- _DATASET ENTRIES_
* * *

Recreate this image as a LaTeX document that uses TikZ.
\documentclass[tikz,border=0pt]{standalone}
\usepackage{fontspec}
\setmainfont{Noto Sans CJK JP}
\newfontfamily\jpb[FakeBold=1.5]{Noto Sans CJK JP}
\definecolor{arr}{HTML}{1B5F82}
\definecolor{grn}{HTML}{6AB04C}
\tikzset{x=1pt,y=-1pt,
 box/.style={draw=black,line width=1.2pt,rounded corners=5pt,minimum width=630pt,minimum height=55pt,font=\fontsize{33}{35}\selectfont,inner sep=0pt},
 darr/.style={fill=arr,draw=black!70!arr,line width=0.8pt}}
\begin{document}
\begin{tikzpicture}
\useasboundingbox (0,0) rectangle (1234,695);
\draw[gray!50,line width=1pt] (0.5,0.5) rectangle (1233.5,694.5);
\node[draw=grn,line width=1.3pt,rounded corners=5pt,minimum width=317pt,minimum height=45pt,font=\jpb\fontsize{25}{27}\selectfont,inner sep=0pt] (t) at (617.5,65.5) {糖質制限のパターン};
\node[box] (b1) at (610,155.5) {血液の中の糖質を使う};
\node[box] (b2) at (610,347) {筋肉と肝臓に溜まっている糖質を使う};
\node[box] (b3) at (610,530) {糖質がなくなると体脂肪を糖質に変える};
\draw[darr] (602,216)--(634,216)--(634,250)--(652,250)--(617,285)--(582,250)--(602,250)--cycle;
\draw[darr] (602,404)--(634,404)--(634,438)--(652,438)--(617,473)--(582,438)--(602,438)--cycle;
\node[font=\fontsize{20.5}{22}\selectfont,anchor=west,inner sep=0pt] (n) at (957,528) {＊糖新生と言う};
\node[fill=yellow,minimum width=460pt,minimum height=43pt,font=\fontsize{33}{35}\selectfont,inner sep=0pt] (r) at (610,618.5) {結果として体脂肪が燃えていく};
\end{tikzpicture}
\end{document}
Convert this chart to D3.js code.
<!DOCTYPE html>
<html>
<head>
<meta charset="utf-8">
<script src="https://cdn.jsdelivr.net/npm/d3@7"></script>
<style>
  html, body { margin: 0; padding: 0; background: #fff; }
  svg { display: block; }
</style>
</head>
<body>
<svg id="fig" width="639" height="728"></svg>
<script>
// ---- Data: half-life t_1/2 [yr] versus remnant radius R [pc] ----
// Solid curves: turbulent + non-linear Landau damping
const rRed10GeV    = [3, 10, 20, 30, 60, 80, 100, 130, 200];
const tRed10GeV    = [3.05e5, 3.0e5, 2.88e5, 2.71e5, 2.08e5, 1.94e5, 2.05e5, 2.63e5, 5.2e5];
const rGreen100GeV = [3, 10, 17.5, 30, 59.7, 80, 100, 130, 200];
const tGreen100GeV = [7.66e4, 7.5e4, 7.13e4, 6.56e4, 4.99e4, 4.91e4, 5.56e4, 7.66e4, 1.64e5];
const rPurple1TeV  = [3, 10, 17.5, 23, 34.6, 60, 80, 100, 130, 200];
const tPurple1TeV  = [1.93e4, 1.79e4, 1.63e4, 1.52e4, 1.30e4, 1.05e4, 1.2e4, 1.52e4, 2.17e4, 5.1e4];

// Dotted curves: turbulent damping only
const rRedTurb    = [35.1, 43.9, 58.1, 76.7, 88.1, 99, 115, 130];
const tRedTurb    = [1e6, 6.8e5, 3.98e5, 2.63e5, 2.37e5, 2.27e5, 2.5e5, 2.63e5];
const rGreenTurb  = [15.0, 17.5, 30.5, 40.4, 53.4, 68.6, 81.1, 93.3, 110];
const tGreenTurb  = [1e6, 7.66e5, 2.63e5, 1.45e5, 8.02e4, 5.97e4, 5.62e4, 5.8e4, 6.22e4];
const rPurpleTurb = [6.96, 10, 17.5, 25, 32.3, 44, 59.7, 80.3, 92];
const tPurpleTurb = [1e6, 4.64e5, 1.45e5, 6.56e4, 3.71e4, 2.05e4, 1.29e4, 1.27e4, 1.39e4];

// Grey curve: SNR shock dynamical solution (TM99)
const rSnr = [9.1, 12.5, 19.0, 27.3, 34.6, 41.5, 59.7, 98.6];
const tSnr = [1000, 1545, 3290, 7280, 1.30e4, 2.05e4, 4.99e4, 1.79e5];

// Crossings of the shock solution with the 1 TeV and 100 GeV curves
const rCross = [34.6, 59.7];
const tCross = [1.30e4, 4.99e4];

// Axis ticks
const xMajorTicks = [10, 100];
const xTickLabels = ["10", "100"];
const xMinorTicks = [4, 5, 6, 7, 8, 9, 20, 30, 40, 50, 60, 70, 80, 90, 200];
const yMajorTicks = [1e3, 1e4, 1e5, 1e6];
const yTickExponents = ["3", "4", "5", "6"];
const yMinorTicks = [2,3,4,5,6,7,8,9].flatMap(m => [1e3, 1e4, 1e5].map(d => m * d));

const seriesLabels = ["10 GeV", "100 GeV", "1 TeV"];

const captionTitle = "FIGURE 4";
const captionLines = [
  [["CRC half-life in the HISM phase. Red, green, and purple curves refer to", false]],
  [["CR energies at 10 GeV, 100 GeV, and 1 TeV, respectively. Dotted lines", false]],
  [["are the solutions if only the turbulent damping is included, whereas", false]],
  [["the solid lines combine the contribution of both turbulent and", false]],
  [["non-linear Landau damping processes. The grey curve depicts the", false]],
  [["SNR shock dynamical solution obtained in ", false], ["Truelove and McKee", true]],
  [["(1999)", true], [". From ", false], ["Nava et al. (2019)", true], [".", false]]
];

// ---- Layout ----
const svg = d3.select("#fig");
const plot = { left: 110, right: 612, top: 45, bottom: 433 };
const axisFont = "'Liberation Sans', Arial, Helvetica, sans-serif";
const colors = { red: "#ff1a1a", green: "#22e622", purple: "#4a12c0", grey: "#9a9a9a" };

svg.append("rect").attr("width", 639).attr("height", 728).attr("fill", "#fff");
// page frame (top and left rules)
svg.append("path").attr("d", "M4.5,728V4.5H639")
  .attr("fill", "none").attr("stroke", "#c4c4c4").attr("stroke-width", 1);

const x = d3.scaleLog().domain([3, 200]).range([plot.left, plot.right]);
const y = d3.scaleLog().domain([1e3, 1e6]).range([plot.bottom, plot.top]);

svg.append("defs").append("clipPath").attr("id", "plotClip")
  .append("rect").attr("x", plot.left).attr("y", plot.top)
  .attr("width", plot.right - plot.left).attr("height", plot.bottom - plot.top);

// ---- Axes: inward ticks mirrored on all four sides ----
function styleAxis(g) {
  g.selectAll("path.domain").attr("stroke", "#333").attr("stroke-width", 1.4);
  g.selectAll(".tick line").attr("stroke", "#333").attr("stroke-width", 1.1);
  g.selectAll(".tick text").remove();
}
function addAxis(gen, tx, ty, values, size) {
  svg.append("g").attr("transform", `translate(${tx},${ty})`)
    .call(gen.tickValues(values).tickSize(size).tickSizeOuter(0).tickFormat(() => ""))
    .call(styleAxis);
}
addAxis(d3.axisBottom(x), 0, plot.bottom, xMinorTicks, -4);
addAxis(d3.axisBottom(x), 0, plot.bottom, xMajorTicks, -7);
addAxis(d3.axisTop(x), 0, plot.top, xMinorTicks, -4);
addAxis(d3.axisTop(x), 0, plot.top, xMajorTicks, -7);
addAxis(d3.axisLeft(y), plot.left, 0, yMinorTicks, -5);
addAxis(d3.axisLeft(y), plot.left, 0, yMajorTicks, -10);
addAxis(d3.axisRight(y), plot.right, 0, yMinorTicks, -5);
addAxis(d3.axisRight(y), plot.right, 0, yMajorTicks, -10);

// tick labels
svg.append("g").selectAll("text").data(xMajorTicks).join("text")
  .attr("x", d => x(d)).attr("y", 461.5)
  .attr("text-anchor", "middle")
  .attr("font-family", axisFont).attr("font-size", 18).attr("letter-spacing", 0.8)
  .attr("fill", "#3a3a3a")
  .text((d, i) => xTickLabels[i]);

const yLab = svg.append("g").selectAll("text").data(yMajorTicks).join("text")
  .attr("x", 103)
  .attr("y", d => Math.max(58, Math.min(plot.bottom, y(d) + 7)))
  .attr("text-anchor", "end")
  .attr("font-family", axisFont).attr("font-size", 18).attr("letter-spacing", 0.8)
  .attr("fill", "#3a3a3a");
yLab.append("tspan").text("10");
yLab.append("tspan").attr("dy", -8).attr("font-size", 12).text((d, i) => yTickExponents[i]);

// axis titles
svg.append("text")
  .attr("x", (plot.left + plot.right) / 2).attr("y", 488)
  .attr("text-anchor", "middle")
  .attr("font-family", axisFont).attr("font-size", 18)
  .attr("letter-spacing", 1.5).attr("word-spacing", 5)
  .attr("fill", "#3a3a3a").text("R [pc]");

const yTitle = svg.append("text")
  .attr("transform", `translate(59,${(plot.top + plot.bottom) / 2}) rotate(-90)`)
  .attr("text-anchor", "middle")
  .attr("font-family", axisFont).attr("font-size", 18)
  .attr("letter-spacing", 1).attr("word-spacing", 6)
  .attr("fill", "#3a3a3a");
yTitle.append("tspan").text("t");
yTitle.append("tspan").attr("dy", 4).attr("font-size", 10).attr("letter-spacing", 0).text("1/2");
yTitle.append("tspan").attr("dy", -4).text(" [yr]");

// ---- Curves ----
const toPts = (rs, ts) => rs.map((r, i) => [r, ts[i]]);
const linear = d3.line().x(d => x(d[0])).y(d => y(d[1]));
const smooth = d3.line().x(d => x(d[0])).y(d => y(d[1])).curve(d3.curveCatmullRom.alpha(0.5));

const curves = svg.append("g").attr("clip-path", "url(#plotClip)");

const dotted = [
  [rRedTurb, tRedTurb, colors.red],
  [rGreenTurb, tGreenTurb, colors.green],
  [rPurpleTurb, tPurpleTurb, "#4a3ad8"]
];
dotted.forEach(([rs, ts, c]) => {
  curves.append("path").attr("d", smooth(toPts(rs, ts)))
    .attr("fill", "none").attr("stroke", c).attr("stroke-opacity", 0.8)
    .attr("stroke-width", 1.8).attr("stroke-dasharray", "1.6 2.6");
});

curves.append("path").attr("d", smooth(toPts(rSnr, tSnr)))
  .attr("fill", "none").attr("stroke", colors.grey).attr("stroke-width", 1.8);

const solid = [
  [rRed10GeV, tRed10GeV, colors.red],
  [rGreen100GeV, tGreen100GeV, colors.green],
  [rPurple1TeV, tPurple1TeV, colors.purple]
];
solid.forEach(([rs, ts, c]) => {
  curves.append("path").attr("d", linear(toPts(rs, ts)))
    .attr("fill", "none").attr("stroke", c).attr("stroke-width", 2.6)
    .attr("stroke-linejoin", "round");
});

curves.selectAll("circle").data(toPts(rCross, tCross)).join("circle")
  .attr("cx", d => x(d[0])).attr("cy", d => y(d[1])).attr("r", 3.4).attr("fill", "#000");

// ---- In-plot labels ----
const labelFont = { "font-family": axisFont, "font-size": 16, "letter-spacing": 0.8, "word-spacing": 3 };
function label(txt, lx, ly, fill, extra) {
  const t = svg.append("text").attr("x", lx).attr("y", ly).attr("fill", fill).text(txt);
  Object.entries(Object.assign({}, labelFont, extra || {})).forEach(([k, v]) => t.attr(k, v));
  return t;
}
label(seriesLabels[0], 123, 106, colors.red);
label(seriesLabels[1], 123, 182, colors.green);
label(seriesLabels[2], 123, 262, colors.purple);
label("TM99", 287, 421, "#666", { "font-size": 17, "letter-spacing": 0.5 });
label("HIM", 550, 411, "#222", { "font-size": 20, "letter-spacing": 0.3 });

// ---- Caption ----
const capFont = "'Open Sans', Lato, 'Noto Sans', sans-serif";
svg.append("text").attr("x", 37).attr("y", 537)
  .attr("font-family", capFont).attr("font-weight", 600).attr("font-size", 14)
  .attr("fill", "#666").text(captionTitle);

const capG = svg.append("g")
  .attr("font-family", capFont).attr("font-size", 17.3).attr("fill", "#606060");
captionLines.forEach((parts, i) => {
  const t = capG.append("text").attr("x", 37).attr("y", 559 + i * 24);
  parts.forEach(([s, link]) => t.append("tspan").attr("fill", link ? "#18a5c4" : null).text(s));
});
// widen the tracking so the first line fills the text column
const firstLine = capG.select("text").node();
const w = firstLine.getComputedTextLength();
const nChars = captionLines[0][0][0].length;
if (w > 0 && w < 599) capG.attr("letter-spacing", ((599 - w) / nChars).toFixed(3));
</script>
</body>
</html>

* * *

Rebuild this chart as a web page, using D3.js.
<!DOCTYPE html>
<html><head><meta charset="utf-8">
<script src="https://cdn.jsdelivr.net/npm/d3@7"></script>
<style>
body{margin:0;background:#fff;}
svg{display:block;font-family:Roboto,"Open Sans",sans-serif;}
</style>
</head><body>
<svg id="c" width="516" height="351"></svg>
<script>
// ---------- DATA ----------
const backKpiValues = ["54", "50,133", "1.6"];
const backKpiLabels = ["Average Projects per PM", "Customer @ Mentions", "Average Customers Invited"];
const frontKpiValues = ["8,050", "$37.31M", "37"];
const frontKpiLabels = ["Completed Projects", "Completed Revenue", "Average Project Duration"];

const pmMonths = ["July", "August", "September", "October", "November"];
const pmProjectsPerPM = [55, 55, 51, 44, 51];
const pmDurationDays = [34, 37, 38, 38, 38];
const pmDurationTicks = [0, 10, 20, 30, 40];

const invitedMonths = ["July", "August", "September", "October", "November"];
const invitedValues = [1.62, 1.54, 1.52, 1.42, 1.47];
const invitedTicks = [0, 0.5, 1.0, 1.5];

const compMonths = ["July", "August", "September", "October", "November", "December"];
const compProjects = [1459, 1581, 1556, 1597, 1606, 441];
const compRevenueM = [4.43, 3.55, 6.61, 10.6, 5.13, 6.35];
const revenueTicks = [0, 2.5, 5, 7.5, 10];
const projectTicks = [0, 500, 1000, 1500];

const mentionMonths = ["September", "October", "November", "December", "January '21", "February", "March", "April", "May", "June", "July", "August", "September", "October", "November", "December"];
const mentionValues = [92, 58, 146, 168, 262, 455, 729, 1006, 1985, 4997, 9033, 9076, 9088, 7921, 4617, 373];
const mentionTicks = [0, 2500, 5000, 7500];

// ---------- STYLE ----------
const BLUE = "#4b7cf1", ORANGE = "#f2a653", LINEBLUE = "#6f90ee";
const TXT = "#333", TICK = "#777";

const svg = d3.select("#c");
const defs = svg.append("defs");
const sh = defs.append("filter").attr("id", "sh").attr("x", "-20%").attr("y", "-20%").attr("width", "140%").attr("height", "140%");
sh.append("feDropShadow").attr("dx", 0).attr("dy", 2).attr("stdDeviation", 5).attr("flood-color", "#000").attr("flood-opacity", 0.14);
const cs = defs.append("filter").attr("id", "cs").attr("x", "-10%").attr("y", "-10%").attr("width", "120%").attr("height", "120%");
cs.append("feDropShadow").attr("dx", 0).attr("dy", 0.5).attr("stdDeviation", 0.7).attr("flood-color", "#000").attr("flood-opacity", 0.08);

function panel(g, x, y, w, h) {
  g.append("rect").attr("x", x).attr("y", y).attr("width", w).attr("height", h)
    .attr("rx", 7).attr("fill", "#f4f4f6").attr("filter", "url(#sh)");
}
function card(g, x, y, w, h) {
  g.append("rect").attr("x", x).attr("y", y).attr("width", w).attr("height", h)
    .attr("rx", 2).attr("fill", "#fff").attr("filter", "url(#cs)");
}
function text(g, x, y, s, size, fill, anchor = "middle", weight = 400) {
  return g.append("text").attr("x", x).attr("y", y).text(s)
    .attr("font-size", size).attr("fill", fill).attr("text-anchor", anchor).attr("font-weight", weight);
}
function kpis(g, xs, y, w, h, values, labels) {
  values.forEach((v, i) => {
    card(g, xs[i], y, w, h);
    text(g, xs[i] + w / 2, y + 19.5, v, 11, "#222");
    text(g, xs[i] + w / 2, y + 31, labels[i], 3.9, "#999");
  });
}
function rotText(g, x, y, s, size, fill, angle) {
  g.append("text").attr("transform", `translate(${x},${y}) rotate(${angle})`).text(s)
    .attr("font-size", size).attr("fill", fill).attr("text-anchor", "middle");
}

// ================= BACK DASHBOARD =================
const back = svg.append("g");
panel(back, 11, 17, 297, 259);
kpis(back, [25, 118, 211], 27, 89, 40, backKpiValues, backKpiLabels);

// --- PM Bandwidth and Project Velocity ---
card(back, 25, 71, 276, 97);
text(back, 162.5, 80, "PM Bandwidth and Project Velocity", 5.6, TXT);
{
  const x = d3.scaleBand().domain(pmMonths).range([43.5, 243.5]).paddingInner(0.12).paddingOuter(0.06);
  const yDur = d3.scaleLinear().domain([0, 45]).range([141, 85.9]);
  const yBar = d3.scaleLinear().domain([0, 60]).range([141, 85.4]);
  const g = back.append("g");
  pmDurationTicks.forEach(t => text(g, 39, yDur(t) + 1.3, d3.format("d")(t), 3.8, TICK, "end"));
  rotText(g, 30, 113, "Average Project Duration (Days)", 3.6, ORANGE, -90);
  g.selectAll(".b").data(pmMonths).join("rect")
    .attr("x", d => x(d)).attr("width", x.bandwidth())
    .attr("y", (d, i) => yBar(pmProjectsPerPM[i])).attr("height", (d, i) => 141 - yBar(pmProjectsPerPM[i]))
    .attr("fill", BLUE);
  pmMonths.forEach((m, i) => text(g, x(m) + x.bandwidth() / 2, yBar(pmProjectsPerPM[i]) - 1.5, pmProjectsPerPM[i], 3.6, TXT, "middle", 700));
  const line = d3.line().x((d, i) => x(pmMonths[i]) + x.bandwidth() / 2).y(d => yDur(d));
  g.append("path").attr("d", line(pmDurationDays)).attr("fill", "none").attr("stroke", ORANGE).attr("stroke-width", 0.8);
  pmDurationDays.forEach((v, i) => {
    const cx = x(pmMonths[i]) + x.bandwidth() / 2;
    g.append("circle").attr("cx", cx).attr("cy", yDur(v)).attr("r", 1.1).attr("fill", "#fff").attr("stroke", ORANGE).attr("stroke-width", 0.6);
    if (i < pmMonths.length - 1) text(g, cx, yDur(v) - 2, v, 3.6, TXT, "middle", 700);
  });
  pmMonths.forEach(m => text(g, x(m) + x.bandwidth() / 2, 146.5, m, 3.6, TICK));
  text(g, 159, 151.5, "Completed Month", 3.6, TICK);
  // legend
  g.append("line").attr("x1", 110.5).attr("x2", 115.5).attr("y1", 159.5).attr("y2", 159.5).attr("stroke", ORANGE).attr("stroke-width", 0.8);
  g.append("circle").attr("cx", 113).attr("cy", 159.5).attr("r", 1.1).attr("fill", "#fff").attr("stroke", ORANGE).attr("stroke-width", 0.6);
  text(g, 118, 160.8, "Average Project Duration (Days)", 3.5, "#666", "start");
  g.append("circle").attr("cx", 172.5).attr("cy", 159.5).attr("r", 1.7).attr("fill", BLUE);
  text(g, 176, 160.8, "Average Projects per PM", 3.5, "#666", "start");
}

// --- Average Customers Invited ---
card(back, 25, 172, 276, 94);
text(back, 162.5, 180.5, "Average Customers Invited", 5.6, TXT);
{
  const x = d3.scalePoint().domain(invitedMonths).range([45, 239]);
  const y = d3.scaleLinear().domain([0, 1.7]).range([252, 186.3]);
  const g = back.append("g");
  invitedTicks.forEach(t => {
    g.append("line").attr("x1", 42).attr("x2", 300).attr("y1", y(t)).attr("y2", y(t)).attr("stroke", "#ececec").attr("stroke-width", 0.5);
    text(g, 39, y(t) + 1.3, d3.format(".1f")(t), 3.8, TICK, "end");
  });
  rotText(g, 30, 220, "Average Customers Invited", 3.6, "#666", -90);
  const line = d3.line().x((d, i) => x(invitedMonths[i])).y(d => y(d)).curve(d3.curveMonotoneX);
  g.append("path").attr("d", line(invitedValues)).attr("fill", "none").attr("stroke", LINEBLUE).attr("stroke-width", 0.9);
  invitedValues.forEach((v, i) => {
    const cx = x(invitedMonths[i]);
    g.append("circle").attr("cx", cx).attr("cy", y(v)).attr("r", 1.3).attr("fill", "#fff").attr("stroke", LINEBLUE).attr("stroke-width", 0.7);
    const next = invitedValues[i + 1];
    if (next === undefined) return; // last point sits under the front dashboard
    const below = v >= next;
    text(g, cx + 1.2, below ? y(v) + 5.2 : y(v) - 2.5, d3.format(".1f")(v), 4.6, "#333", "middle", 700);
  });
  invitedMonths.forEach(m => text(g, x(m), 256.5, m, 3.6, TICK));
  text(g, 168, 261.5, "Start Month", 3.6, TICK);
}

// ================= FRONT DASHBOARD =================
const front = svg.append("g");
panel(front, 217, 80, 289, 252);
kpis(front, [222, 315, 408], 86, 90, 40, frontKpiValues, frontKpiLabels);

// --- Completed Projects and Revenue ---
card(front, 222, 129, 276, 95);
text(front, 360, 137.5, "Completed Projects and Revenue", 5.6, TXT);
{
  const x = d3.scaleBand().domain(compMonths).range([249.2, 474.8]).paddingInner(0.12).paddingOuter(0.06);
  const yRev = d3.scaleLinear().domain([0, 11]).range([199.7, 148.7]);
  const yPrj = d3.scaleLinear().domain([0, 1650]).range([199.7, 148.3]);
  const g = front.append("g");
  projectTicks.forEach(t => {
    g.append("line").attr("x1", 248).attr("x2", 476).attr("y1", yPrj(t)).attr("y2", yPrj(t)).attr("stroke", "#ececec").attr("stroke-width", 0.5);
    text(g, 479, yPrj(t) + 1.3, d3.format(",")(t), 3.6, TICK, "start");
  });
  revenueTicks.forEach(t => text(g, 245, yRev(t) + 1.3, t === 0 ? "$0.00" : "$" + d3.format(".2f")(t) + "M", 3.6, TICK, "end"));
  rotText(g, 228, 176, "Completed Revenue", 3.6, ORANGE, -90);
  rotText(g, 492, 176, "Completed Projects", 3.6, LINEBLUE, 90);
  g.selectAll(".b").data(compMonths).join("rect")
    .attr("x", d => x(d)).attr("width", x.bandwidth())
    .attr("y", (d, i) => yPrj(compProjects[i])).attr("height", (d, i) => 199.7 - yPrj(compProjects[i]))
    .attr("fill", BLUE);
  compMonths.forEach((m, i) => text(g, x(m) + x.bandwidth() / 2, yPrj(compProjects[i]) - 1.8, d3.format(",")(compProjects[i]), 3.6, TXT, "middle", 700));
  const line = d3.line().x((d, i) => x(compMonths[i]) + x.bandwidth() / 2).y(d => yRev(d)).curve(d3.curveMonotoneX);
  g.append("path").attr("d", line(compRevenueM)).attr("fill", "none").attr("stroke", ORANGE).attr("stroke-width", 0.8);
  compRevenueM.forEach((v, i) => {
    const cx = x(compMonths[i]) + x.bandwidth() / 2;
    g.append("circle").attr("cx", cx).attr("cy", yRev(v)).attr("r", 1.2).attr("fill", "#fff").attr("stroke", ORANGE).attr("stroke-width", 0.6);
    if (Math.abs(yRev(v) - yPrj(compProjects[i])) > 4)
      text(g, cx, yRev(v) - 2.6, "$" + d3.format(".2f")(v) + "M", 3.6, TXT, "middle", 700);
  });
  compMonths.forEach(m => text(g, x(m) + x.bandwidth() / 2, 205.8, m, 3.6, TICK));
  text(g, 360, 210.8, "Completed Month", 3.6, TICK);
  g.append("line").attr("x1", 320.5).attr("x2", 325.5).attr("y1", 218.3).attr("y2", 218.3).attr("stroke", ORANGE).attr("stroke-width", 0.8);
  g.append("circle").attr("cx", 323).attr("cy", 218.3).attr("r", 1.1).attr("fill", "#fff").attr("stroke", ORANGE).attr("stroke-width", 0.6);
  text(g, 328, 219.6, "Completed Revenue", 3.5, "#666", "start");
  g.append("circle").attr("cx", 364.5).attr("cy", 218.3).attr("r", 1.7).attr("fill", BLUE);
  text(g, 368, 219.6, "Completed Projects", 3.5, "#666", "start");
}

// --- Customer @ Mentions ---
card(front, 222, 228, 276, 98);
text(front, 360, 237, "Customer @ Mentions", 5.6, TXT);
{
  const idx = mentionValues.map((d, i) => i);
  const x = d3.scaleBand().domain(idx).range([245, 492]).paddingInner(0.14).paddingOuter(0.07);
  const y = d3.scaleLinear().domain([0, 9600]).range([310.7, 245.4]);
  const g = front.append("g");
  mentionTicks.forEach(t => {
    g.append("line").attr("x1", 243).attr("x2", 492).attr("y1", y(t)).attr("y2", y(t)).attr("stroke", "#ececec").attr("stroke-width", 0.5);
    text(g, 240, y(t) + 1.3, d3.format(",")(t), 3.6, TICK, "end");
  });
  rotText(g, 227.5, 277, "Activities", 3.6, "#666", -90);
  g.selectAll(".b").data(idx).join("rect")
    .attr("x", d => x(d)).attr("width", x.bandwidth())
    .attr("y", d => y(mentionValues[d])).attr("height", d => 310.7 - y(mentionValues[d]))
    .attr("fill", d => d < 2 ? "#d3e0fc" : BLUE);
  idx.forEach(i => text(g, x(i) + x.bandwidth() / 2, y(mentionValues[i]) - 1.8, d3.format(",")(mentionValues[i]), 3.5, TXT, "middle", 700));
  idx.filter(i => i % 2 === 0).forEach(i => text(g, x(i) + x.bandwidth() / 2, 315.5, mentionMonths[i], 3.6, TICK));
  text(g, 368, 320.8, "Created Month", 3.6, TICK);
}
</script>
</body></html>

* * *

- _REQUIRED TASK_
Above are the records; print exactly the lines from the line with "Convert this chart to D3.js code." to the line with "1.29e4, 1.27e4, 1.39e4];", including both, and nothing else.

- _ANSWER IN FULL_
Convert this chart to D3.js code.
<!DOCTYPE html>
<html>
<head>
<meta charset="utf-8">
<script src="https://cdn.jsdelivr.net/npm/d3@7"></script>
<style>
  html, body { margin: 0; padding: 0; background: #fff; }
  svg { display: block; }
</style>
</head>
<body>
<svg id="fig" width="639" height="728"></svg>
<script>
// ---- Data: half-life t_1/2 [yr] versus remnant radius R [pc] ----
// Solid curves: turbulent + non-linear Landau damping
const rRed10GeV    = [3, 10, 20, 30, 60, 80, 100, 130, 200];
const tRed10GeV    = [3.05e5, 3.0e5, 2.88e5, 2.71e5, 2.08e5, 1.94e5, 2.05e5, 2.63e5, 5.2e5];
const rGreen100GeV = [3, 10, 17.5, 30, 59.7, 80, 100, 130, 200];
const tGreen100GeV = [7.66e4, 7.5e4, 7.13e4, 6.56e4, 4.99e4, 4.91e4, 5.56e4, 7.66e4, 1.64e5];
const rPurple1TeV  = [3, 10, 17.5, 23, 34.6, 60, 80, 100, 130, 200];
const tPurple1TeV  = [1.93e4, 1.79e4, 1.63e4, 1.52e4, 1.30e4, 1.05e4, 1.2e4, 1.52e4, 2.17e4, 5.1e4];

// Dotted curves: turbulent damping only
const rRedTurb    = [35.1, 43.9, 58.1, 76.7, 88.1, 99, 115, 130];
const tRedTurb    = [1e6, 6.8e5, 3.98e5, 2.63e5, 2.37e5, 2.27e5, 2.5e5, 2.63e5];
const rGreenTurb  = [15.0, 17.5, 30.5, 40.4, 53.4, 68.6, 81.1, 93.3, 110];
const tGreenTurb  = [1e6, 7.66e5, 2.63e5, 1.45e5, 8.02e4, 5.97e4, 5.62e4, 5.8e4, 6.22e4];
const rPurpleTurb = [6.96, 10, 17.5, 25, 32.3, 44, 59.7, 80.3, 92];
const tPurpleTurb = [1e6, 4.64e5, 1.45e5, 6.56e4, 3.71e4, 2.05e4, 1.29e4, 1.27e4, 1.39e4];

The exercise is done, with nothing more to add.